Instructions to follow:
Print, word for word, every line from the beginning of the listing up to and including the line with "import * as d3 from 'd3';". Pictures are to be excluded.

Available data:

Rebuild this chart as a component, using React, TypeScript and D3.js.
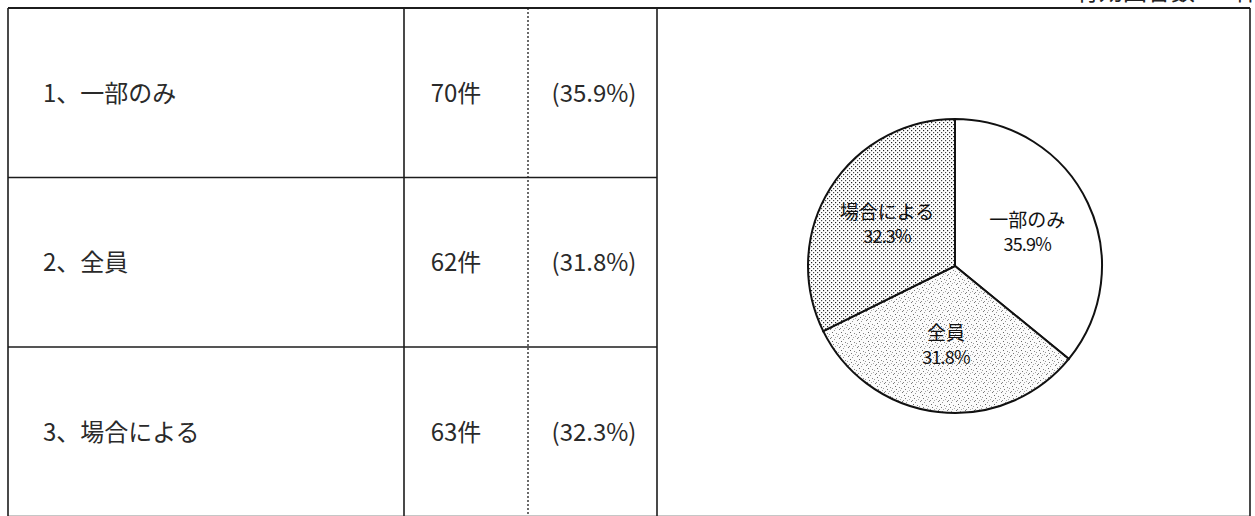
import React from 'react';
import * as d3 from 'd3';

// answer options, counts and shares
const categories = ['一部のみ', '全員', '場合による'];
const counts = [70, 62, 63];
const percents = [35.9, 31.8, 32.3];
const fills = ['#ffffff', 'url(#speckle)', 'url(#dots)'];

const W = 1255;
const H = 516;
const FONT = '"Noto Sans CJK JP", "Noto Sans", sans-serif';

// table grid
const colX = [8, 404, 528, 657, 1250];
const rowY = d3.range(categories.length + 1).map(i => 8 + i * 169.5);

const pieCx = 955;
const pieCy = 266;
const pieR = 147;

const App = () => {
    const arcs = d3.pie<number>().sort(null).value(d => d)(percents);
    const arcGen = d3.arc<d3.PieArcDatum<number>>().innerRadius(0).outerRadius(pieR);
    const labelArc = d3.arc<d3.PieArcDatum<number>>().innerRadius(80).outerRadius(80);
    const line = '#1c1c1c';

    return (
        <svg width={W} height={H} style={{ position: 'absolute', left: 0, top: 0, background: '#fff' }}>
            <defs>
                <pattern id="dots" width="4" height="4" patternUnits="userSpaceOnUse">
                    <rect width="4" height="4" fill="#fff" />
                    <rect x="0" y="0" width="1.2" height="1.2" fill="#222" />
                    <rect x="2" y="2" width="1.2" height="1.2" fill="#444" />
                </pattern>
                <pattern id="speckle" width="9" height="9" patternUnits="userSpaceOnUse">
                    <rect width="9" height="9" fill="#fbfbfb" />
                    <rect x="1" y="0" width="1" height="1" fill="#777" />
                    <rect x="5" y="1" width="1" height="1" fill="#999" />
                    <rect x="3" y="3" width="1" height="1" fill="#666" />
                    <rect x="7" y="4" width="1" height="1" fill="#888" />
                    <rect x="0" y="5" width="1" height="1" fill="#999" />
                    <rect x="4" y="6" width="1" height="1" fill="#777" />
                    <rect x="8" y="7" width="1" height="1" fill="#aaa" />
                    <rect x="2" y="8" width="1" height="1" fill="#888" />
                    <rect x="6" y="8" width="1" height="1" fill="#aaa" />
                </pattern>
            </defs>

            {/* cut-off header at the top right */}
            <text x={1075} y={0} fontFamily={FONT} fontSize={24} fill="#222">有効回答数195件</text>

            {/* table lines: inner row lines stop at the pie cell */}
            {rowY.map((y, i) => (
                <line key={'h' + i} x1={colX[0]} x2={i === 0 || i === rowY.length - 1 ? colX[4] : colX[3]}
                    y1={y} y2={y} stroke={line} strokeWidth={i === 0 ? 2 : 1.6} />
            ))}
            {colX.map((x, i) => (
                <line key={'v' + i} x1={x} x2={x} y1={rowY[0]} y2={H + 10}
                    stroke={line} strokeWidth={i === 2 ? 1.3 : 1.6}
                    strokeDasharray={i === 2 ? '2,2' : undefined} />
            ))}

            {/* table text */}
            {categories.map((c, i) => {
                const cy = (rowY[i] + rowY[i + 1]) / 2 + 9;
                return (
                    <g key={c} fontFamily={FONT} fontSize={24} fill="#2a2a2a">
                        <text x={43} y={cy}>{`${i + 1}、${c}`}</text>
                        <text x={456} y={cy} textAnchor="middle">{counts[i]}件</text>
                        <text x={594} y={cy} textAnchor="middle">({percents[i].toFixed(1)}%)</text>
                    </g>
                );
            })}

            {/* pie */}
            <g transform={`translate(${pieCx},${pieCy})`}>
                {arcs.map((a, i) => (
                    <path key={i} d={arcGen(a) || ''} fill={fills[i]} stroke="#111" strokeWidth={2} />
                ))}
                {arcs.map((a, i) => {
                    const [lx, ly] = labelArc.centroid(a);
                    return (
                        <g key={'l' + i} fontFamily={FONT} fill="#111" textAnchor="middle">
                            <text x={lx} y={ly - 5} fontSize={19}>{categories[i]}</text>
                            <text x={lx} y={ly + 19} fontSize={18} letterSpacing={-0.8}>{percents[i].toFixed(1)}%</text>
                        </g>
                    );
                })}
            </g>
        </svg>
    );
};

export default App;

The reply:
Rebuild this chart as a component, using React, TypeScript and D3.js.
import React from 'react';
import * as d3 from 'd3';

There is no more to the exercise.